**Directions for this task**
Which lines include the word "diagram"? Copy each of them.

**Records contained in a dataset**
::::::::
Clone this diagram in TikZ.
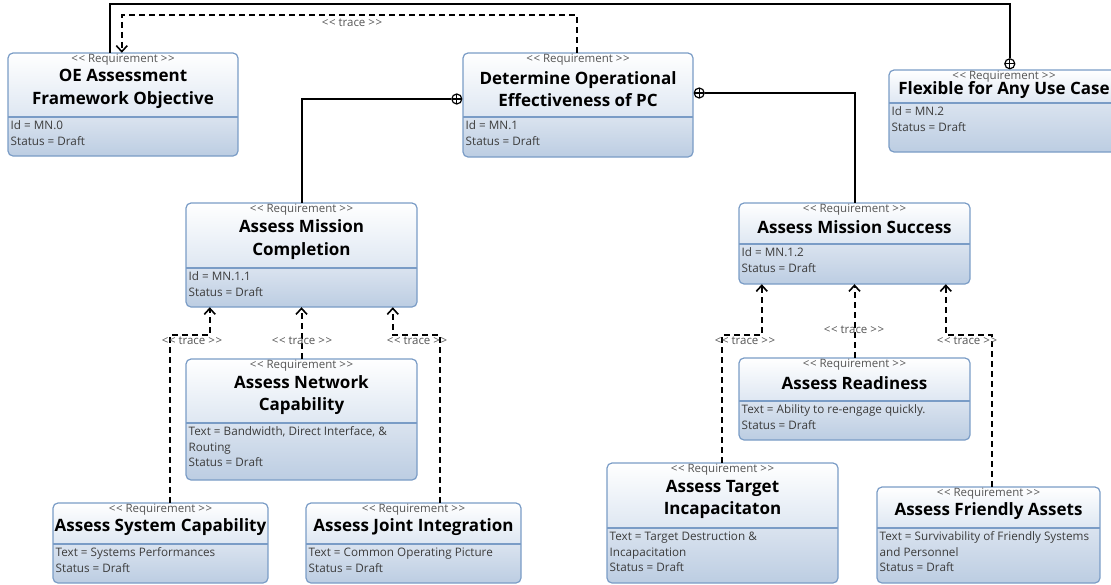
\documentclass[tikz,border=0pt]{standalone}
\usepackage{fontspec}
\setmainfont{Open Sans}
\usetikzlibrary{arrows.meta,fit,calc}
\definecolor{boxline}{RGB}{122,156,198}
\definecolor{hdrbot}{RGB}{222,231,242}
\definecolor{bodytop}{RGB}{218,227,239}
\definecolor{bodybot}{RGB}{188,205,226}
\definecolor{stereogray}{RGB}{85,85,85}
\definecolor{bodygray}{RGB}{60,60,60}
\tikzset{
  boxedge/.style={draw=boxline, line width=1.2pt},
  stereo/.style={font=\fontsize{11.5}{13}\selectfont, text=stereogray, inner sep=0pt},
  titletext/.style={font=\fontsize{17}{22.5}\selectfont\bfseries, text=black, align=center, inner sep=0pt},
  bodytext/.style={font=\fontsize{11.7}{15.8}\selectfont, text=bodygray, align=left, inner sep=0pt},
  tracelabel/.style={font=\fontsize{11.5}{13}\selectfont, text=stereogray, inner sep=0pt},
  contain/.style={draw=black, line width=2pt},
  traceline/.style={draw=black, line width=2pt, dash pattern=on 6pt off 4pt,
     -{Straight Barb[length=6pt,width=11pt,line width=1.6pt]}},
  plus/.style={draw=black, line width=1.2pt, circle, minimum size=10pt, inner sep=0pt, fill=white,
     path picture={\draw[line width=1.1pt] (path picture bounding box.north) -- (path picture bounding box.south)
        (path picture bounding box.west) -- (path picture bounding box.east);}}
}
\newcommand{\reqbox}[8]{%
  \begin{scope}
    \clip[rounded corners=5pt] (#2,#3) rectangle (#4,#6);
    \shade[top color=white, bottom color=hdrbot] (#2,#3) rectangle (#4,#5);
    \shade[top color=bodytop, bottom color=bodybot] (#2,#5) rectangle (#4,#6);
  \end{scope}
  \draw[boxedge] (#2,#5) -- (#4,#5);
  \draw[boxedge, rounded corners=5pt] (#2,#3) rectangle (#4,#6);
  \node[fit={(#2,#3) (#4,#6)}, inner sep=0pt] (#1) {};
  \node[stereo] at ({(#2+#4)/2},#3+6.5) {<{\kern0.6pt}< Requirement >{\kern0.6pt}>};
  \node[titletext] at ({(#2+#4)/2},{(#3+#5)/2+4}) {#7};
  \node[bodytext, anchor=north west] at (#2+2.5,#5+1) {\strut #8};
}
\begin{document}
\begin{tikzpicture}[x=1pt,y=-1pt]
\useasboundingbox (0,0) rectangle (1111,584);
\begin{scope}
\clip (0,0) rectangle (1111,584);
% boxes
\reqbox{A}{8}{53}{238}{117}{156}{OE Assessment\\Framework Objective}{Id = MN.0\\Status = Draft}
\reqbox{B}{463}{53}{693}{117}{157}{Determine Operational\\Effectiveness of PC}{Id = MN.1\\Status = Draft}
\reqbox{C}{889}{70}{1119}{103}{152}{Flexible for Any Use Case}{Id = MN.2\\Status = Draft}
\reqbox{D}{186}{203}{417}{268}{307}{Assess Mission\\Completion}{Id = MN.1.1\\Status = Draft}
\reqbox{E}{739}{203}{970}{244}{284}{Assess Mission Success}{Id = MN.1.2\\Status = Draft}
\reqbox{F}{739}{358}{970}{401}{440}{Assess Readiness}{Text = Ability to re-engage quickly.\\Status = Draft}
\reqbox{G}{186}{359}{417}{423}{480}{Assess Network\\Capability}{Text = Bandwidth, Direct Interface, \&\\Routing\\Status = Draft}
\reqbox{H}{53}{503}{268}{544}{583}{Assess System Capability}{Text = Systems Performances\\Status = Draft}
\reqbox{I}{306}{503}{521}{544}{583}{Assess Joint Integration}{Text = Common Operating Picture\\Status = Draft}
\reqbox{J}{607}{463}{838}{528}{583}{Assess Target\\Incapacitaton}{Text = Target Destruction \&\\Incapacitation\\Status = Draft}
\reqbox{K}{877}{487}{1100}{528}{583}{Assess Friendly Assets}{Text = Survivability of Friendly Systems\\and Personnel\\Status = Draft}

% containment markers
\node[plus] (pC) at ([xshift=121pt,yshift=6pt]C.north west) {};
\node[plus] (pBL) at ([xshift=-6pt,yshift=6pt]B.west) {};
\node[plus] (pBR) at ([xshift=6pt,yshift=12pt]B.east) {};

% containment lines
\draw[contain] ([xshift=102pt]A.north west) -- ++(0,-49) -| (pC.north);
\draw[contain] (D.north) |- (pBL.west);
\draw[contain] (pBR.east) -| (E.north);

% trace lines
\draw[traceline] ([xshift=114pt]B.north west) -- ++(0,-38) -| ([xshift=114pt]A.north west);
\draw[traceline] ([xshift=117pt]H.north west) -- ++(0,-168) -| ([xshift=24pt]D.south west);
\draw[traceline] (G.north) -- (D.south);
\draw[traceline] ([xshift=134pt]I.north west) -- ++(0,-168) -| ([xshift=207pt]D.south west);
\draw[traceline] ([xshift=115pt]J.north west) -- ++(0,-128) -| ([xshift=23pt]E.south west);
\draw[traceline] (F.north) -- (E.south);
\draw[traceline] ([xshift=115pt]K.north west) -- ++(0,-152) -| ([xshift=207pt]E.south west);

% trace labels
\node[tracelabel] (t0) at (352,23) {<{\kern0.6pt}< trace >{\kern0.6pt}>};
\node[tracelabel] (t1) at (192,341) {<{\kern0.6pt}< trace >{\kern0.6pt}>};
\node[tracelabel] (t2) at (302,341) {<{\kern0.6pt}< trace >{\kern0.6pt}>};
\node[tracelabel] (t3) at (417,341) {<{\kern0.6pt}< trace >{\kern0.6pt}>};
\node[tracelabel] (t4) at (745,341) {<{\kern0.6pt}< trace >{\kern0.6pt}>};
\node[tracelabel] (t5) at (854,330) {<{\kern0.6pt}< trace >{\kern0.6pt}>};
\node[tracelabel] (t6) at (967,341) {<{\kern0.6pt}< trace >{\kern0.6pt}>};
\end{scope}
\end{tikzpicture}
\end{document}
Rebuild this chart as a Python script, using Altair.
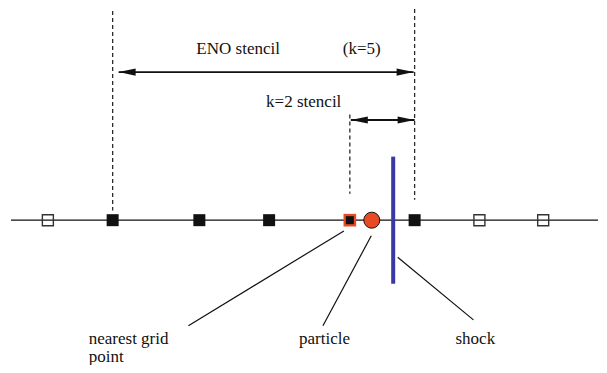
import altair as alt
import pandas as pd

# ---- diagram values (diagram units: x to the right, y downward) ----
grid_x = [48, 113, 200, 270, 416, 481, 545]
grid_in_stencil = [False, True, True, True, True, False, False]
nearest_x = 351
particle_x = 373
shock_x = 394.5
shock_y = [158, 288]
line_x = [11, 600]
line_y = 223

eno_span = [119, 415]
eno_y = 71.5
k2_span = [352, 416]
k2_y = 120.5

dash_x = [113, 416, 351]
dash_top = [9, 7, 115]
dash_bottom = [213, 202, 196]

labels = ["ENO stencil", "(k=5)", "k=2 stencil", "nearest grid", "point", "particle", "shock"]
label_x = [197, 344, 267, 89, 89, 300, 457]
label_y = [53, 53, 107, 350, 368, 350, 350]

leader_x = [345, 372.5, 399]
leader_y = [234, 239, 261]
leader_x2 = [189, 324, 475]
leader_y2 = [331, 331, 325]

RED = "#e84a25"
BLUE = "#3838a6"
INK = "#111111"

xs = alt.Scale(domain=[8, 599], nice=False, zero=False)
ys = alt.Scale(domain=[8, 365], nice=False, zero=False, reverse=True)


def X(f):
    return alt.X(f, type="quantitative", scale=xs, axis=None)


def Y(f):
    return alt.Y(f, type="quantitative", scale=ys, axis=None)


# base line
base_df = pd.DataFrame({"x": [line_x[0]], "x2": [line_x[1]], "y": [line_y]})
base = alt.Chart(base_df).mark_rule(color=INK, strokeWidth=1.3).encode(
    x=X("x"), x2="x2", y=Y("y"))

# dashed guides
dash_df = pd.DataFrame({"x": dash_x, "y": dash_top, "y2": dash_bottom})
dashes = alt.Chart(dash_df).mark_rule(color="#2a2a2a", strokeWidth=1.3, strokeDash=[4, 3]).encode(
    x=X("x"), y=Y("y"), y2="y2")

# arrow shafts
arrow_df = pd.DataFrame({"x": [eno_span[0], k2_span[0]], "x2": [eno_span[1], k2_span[1]],
                         "y": [eno_y, k2_y]})
shafts = alt.Chart(arrow_df).mark_rule(color=INK, strokeWidth=1.8).encode(
    x=X("x"), x2="x2", y=Y("y"))

RIGHT_HEAD = "M0,0 L-2,-0.42 L-2,0.42 Z"
LEFT_HEAD = "M0,0 L2,-0.42 L2,0.42 Z"
head_df = pd.DataFrame({
    "x": [eno_span[0], eno_span[1], k2_span[0], k2_span[1]],
    "y": [eno_y, eno_y, k2_y, k2_y],
    "shape": [LEFT_HEAD, RIGHT_HEAD, LEFT_HEAD, RIGHT_HEAD],
})
heads = alt.Chart(head_df).mark_point(filled=True, opacity=1, color=INK, size=289, strokeWidth=0).encode(
    x=X("x"), y=Y("y"), shape=alt.Shape("shape:N", scale=None))

# leader lines
lead_df = pd.DataFrame({"x": leader_x, "y": leader_y, "x2": leader_x2, "y2": leader_y2})
leaders = alt.Chart(lead_df).mark_rule(color=INK, strokeWidth=1.2).encode(
    x=X("x"), y=Y("y"), x2="x2", y2="y2")

# shock
shock_df = pd.DataFrame({"x": [shock_x], "y": [shock_y[0]], "y2": [shock_y[1]]})
shock = alt.Chart(shock_df).mark_rule(color=BLUE, strokeWidth=4).encode(
    x=X("x"), y=Y("y"), y2="y2")

# grid points
grid_df = pd.DataFrame({"x": grid_x, "y": [line_y] * len(grid_x), "inside": grid_in_stencil})
filled_pts = alt.Chart(grid_df).transform_filter("datum.inside").mark_point(
    shape="square", filled=True, opacity=1, color=INK, size=144).encode(x=X("x"), y=Y("y"))
open_pts = alt.Chart(grid_df).transform_filter("!datum.inside").mark_point(
    shape="square", filled=False, opacity=1, color="#333333", strokeWidth=1.4, size=121).encode(
    x=X("x"), y=Y("y"))

near_df = pd.DataFrame({"x": [nearest_x], "y": [line_y]})
near_outer = alt.Chart(near_df).mark_point(shape="square", filled=True, opacity=1, color=RED, size=160).encode(
    x=X("x"), y=Y("y"))
near_inner = alt.Chart(near_df).mark_point(shape="square", filled=True, opacity=1, color=INK, size=64).encode(
    x=X("x"), y=Y("y"))

part_df = pd.DataFrame({"x": [particle_x], "y": [line_y]})
particle = alt.Chart(part_df).mark_point(shape="circle", filled=True, opacity=1, fill=RED,
                                          stroke=INK, strokeWidth=1, size=256).encode(x=X("x"), y=Y("y"))

# labels
lab_df = pd.DataFrame({"t": labels, "x": label_x, "y": label_y})
texts = alt.Chart(lab_df).mark_text(align="left", baseline="alphabetic", font="Liberation Serif",
                                    fontSize=17, color=INK).encode(x=X("x"), y=Y("y"), text="t:N")

chart = alt.layer(base, dashes, shafts, heads, leaders, shock, open_pts, filled_pts,
                  near_outer, near_inner, particle, texts).properties(
    width=591, height=357, padding=0,
    autosize=alt.AutoSizeParams(type="fit", contains="padding"),
).configure(background="white").configure_view(stroke=None, strokeWidth=0)

chart.save("out.html", embed_options={"renderer": "svg", "actions": False})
::::::::
**Task output**
Clone this diagram in TikZ.
# ---- diagram values (diagram units: x to the right, y downward) ----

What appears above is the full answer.